Attorneys for President Donald Trump are asking a federal judge to stop her from looking into a possible settlement that created a controversial fund for his supporters. This fund, called the “anti-weaponization fund,” was supposed to provide $1.776 billion to help Trump’s allies.
In January, Trump filed a lawsuit against the IRS in Florida.
But by mid-May, he decided to drop the case on his own. Instead, he opted for a different plan: a fund that would reward his loyal supporters and others who faced unfair treatment.
The settlement said that people who were targeted by government officials for political or personal reasons could qualify for help.
These people were said to have been harmed by the “sustained use of government power” by Democrats and others.
Judge Kathleen Williams, who was appointed by Barack Obama, closed the case but expressed some concerns.
She didn’t stop the case completely but allowed it to stay closed for now. At the same time, several other lawsuits were filed to stop what critics called a “slush fund.”
One of the lawsuits was filed by nearly 30 former federal judges.
They asked the judge to reopen the case, saying the way Trump ended the lawsuit was fraudulent.
Judge Williams responded by saying the case could not be reopened because the dismissal was legal.
She told Trump’s legal team to reply by June 12, and allowed the judges to respond by June 19. The process seems to be moving forward as planned.
In their response on June 12, Trump’s lawyers said the judges had no right to ask the court to reopen the case and called their claim “baseless.”
They argued that the settlement could not be challenged because it was handled properly.
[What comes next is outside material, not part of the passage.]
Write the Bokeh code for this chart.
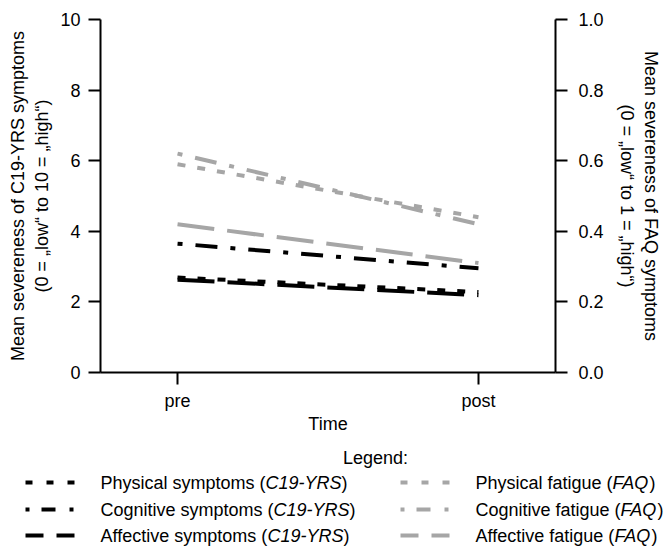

The response goes on like this, at length:
Movants should be above making what is a transparently political filing intended to gin up press attention to a fully proper government settlement that they knowingly have no standing to challenge. Movants were not parties to any litigation with Plaintiffs; they had never expressed any interest in the case until they filed their motion; and they have no legally cognizable interest in it.
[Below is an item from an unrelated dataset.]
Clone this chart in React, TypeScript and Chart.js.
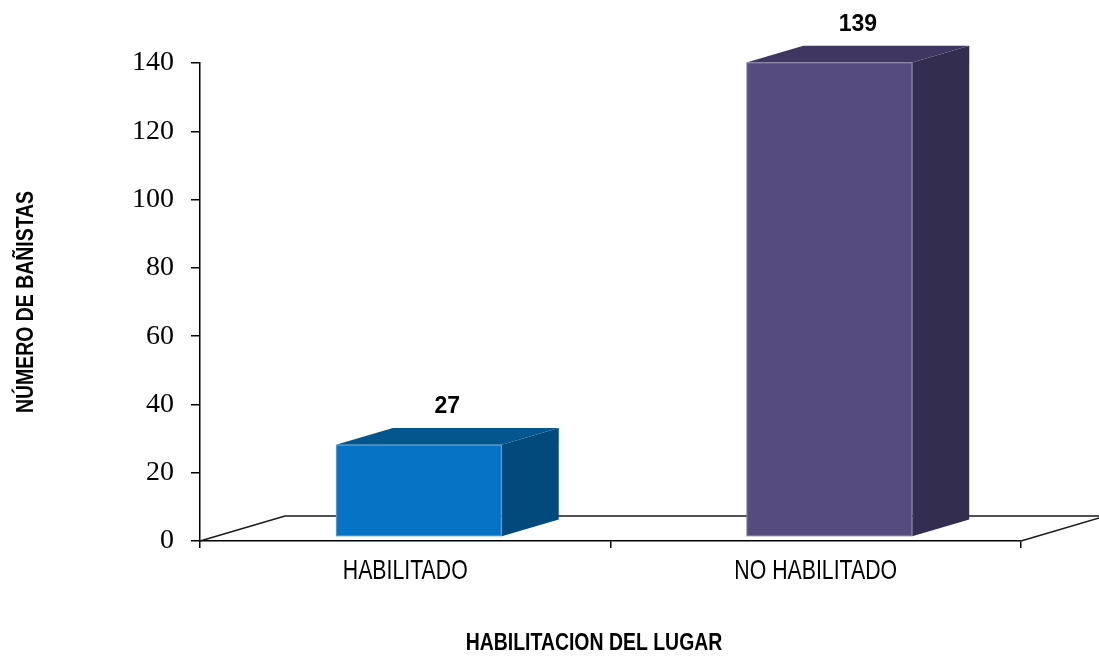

They said the way the case was dismissed under the rules of civil procedure was “self-executing,” meaning the court had no role in it.
They also claimed the judges had no legal standing to challenge the settlement because their concerns were not specific enough.
Again, the motion, at length:
Stripped to its essence, any sua sponte theory that the Court might entertain reduces to two propositions, and neither supports the requested relief. The first is that the parties settled without submitting the agreement for the Court’s review. But the Court had no authority to review or approve that settlement in the first place; a power that does not exist cannot have been evaded, and its non-exercise is neither a Rule 11 violation nor a fraud on the court. The second is that the litigation was collusive. It was not.
Trump’s team also said the court incorrectly used a rule that could be used to accuse the lawyers involved in the settlement of misconduct.
They argued that such accusations must be made by the parties involved, not the court.
Trump’s team criticized the judge for misapplying rules and for making incorrect assumptions.
They said there was no real fraud or bad faith involved, just disagreement with the settlement. They concluded that the judges were not presenting a legal argument but were relying on rhetoric and policy objections instead.
They argued that the settlement was a decision made by the government and that the court had no power to reopen the case.
They said that the judges’ claims were not based on any real legal grounds and should not be allowed to challenge the settlement.